The business said the closure of stores during the national lockdown and the purchase of low-profit products like toilet paper had hit overall trading.
Yesterday, its Waitrose business said that it was planning to close four stores due to a drop in profitability.
Operating Profits
Operating profit at the department store chain fell by 46% in the first-half to July 25. As a result, the employee-owned group will not pay its staff, known as partners, a bonus.
'The Group found itself in a similar position in 1948 when the bonus was halted following the Second World War,' the company said. 'We came through then to be even stronger than before and we will do so again.'
The company said that its worst case scenario as set out in April for the full year of a sales fall of 5% in Waitrose and 35% in John Lewis remained its view.
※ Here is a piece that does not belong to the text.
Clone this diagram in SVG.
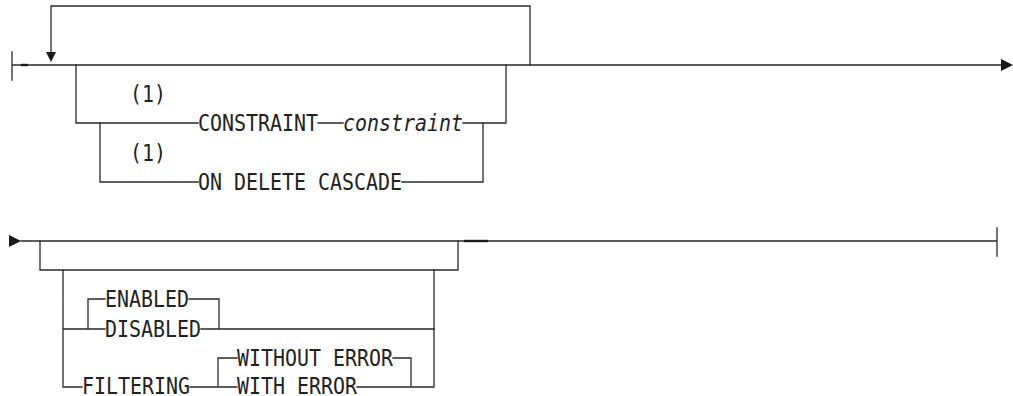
<svg xmlns="http://www.w3.org/2000/svg" width="1013" height="396" viewBox="0 0 1013 396">
<style>
.ln{fill:none;stroke:#2a2a2a;stroke-width:1.3;stroke-linecap:square}
.th{fill:none;stroke:#1a1a1a;stroke-width:2.4}
.ah{fill:#1a1a1a}
.t{font-family:"DejaVu Sans Mono","Liberation Mono",monospace;font-size:23.5px;fill:#222}
.i{font-style:italic}
</style>
<rect width="1013" height="396" fill="#fff"/>
<g id="connectors">
<path class="ln" d="M12,52 V80 M12,65 H1001"/>
<path class="th" d="M21,65 H28"/>
<polygon class="ah" points="1001,59 1013,65 1001,71"/>
<path class="ln" d="M530,65 V6 H51 V52"/>
<polygon class="ah" points="46,52 56,52 51,62"/>
<path class="ln" d="M76,65 V123 H198 M318,123 H343 M463,123 H506 V65"/>
<path class="ln" d="M100,123 V182 H198 M402,182 H483 V123"/>
<polygon class="ah" points="9,235 21,241 9,247"/>
<path class="ln" d="M21,241 H997 M997,228 V256"/>
<path class="th" d="M464,241 H488"/>
<path class="ln" d="M40,241 V270 H458 V241"/>
<path class="ln" d="M63,270 V387 H82 M63,329 H105 M88,329 V299 H105 M189,299 H219 V329 M201,329 H434 V270"/>
<path class="ln" d="M190,387 H237 M218,387 V358 H237 M393,358 H411 V387 M357,387 H434 V329"/>
</g>
<g id="note1a"><text class="t" x="130" y="101.5" textLength="36" lengthAdjust="spacingAndGlyphs">(1)</text></g>
<g id="constraint-kw"><text class="t" x="198" y="131" textLength="120" lengthAdjust="spacingAndGlyphs">CONSTRAINT</text></g>
<g id="constraint-var"><text class="t i" x="343" y="131" textLength="120" lengthAdjust="spacingAndGlyphs">constraint</text></g>
<g id="note1b"><text class="t" x="130" y="160.5" textLength="36" lengthAdjust="spacingAndGlyphs">(1)</text></g>
<g id="on-delete-cascade"><text class="t" x="198" y="190" textLength="204" lengthAdjust="spacingAndGlyphs">ON DELETE CASCADE</text></g>
<g id="enabled"><text class="t" x="105" y="306.5" textLength="84" lengthAdjust="spacingAndGlyphs">ENABLED</text></g>
<g id="disabled"><text class="t" x="105" y="336.5" textLength="96" lengthAdjust="spacingAndGlyphs">DISABLED</text></g>
<g id="filtering"><text class="t" x="82" y="393.5" textLength="108" lengthAdjust="spacingAndGlyphs">FILTERING</text></g>
<g id="without-error"><text class="t" x="237" y="365.5" textLength="156" lengthAdjust="spacingAndGlyphs">WITHOUT ERROR</text></g>
<g id="with-error"><text class="t" x="237" y="393.5" textLength="120" lengthAdjust="spacingAndGlyphs">WITH ERROR</text></g>
</svg>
'We now believe the most likely outcome will be a small loss or a small profit for the year,' it said.
Loved Brands
Commenting on the group's outlook, chairman Sharon White said, "We should be confident about our future. We have two of the best loved brands on the high street.
"Purpose is fundamental to everything we do and believe in - tackling inequality, improving sustainability and wellbeing - at a time when customers are more thoughtful than ever before about what they buy and who they buy with."